Rabia's spirituality was lived through the body; Montessori and Waldorf honor sensory experience, movement, and physical work as pathways to spiritual and intellectual development.

Rabia
Why It Matters

Rabia al-Adawiyya rejected mind-body dualism, understanding spiritual development as necessarily embodied in gesture, movement, and sensory experience. Both Montessori and Waldorf pedagogies similarly reject the Western educational tendency to privilege abstract thought over embodied knowing. Montessori's sensorial materials engage the body as a gateway to mathematical and scientific understanding; the child's fingers literally trace dimensions of reality.
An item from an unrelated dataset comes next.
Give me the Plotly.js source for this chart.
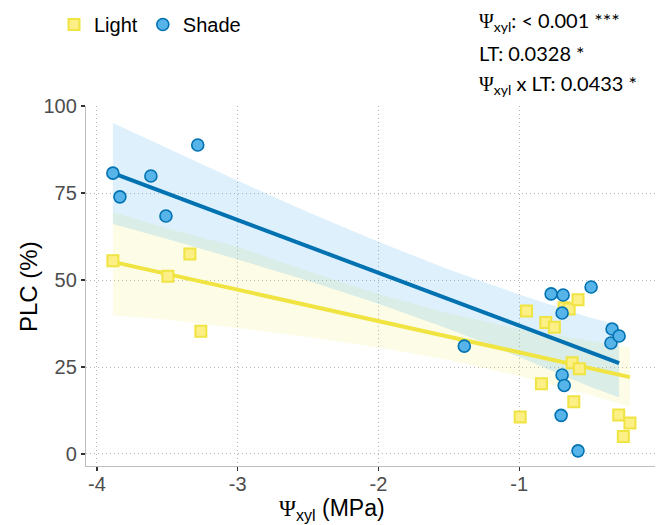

Waldorf's emphasis on artistic practice—movement, music, painting, handwork—recognizes that children learn through their whole bodies and that spiritual maturity emerges through physical grace and coordination. The Montessori child's careful, purposeful movements and the Waldorf child's rhythmic participation in seasonal festivals both honor the body as an instrument of understanding and spiritual development. Rabia's lived spirituality—her fasting, her weeping, her movement through the world—teaches that the body is not an obstacle to transcendence but its necessary vehicle. When educators create classrooms where physical intelligence, sensory awareness, and skillful movement are cultivated alongside intellectual growth, they honor the whole human being that Rabia understood each soul to be.